Your instructions ▸
Repeat the material in full. Keep every line exactly as it is.

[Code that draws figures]
►
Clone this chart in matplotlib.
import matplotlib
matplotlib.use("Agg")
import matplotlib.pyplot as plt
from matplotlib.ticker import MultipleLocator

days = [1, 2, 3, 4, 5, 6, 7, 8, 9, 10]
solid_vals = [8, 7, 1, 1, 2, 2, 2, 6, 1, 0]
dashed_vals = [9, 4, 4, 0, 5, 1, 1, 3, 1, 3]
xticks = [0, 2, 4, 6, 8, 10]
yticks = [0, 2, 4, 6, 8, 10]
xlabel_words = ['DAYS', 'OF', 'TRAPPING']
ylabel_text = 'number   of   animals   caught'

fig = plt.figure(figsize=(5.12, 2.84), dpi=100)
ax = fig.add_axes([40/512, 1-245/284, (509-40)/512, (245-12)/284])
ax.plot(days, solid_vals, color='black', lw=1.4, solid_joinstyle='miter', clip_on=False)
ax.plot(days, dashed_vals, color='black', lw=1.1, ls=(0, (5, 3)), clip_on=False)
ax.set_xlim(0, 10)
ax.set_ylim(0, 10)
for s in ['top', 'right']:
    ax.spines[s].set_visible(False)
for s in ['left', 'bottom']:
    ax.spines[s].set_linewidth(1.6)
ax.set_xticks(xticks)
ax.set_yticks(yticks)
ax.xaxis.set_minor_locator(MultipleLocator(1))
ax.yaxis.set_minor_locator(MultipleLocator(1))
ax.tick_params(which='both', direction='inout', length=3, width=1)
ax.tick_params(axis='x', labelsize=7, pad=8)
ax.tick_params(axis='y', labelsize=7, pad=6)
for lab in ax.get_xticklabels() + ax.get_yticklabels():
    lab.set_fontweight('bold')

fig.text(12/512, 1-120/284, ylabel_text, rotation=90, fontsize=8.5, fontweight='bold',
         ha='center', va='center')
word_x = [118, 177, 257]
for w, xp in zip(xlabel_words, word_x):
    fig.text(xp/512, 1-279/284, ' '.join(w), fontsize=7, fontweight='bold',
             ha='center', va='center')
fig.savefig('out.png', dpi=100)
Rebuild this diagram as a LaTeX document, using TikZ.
◄
Complete answer ▸
Clone this chart in matplotlib.
import matplotlib
matplotlib.use("Agg")
import matplotlib.pyplot as plt
from matplotlib.ticker import MultipleLocator

days = [1, 2, 3, 4, 5, 6, 7, 8, 9, 10]
solid_vals = [8, 7, 1, 1, 2, 2, 2, 6, 1, 0]
dashed_vals = [9, 4, 4, 0, 5, 1, 1, 3, 1, 3]
xticks = [0, 2, 4, 6, 8, 10]
yticks = [0, 2, 4, 6, 8, 10]
xlabel_words = ['DAYS', 'OF', 'TRAPPING']
ylabel_text = 'number   of   animals   caught'

fig = plt.figure(figsize=(5.12, 2.84), dpi=100)
ax = fig.add_axes([40/512, 1-245/284, (509-40)/512, (245-12)/284])
ax.plot(days, solid_vals, color='black', lw=1.4, solid_joinstyle='miter', clip_on=False)
ax.plot(days, dashed_vals, color='black', lw=1.1, ls=(0, (5, 3)), clip_on=False)
ax.set_xlim(0, 10)
ax.set_ylim(0, 10)
for s in ['top', 'right']:
    ax.spines[s].set_visible(False)
for s in ['left', 'bottom']:
    ax.spines[s].set_linewidth(1.6)
ax.set_xticks(xticks)
ax.set_yticks(yticks)
ax.xaxis.set_minor_locator(MultipleLocator(1))
ax.yaxis.set_minor_locator(MultipleLocator(1))
ax.tick_params(which='both', direction='inout', length=3, width=1)
ax.tick_params(axis='x', labelsize=7, pad=8)
ax.tick_params(axis='y', labelsize=7, pad=6)
for lab in ax.get_xticklabels() + ax.get_yticklabels():
    lab.set_fontweight('bold')

fig.text(12/512, 1-120/284, ylabel_text, rotation=90, fontsize=8.5, fontweight='bold',
         ha='center', va='center')
word_x = [118, 177, 257]
for w, xp in zip(xlabel_words, word_x):
    fig.text(xp/512, 1-279/284, ' '.join(w), fontsize=7, fontweight='bold',
             ha='center', va='center')
fig.savefig('out.png', dpi=100)
Rebuild this diagram as a LaTeX document, using TikZ.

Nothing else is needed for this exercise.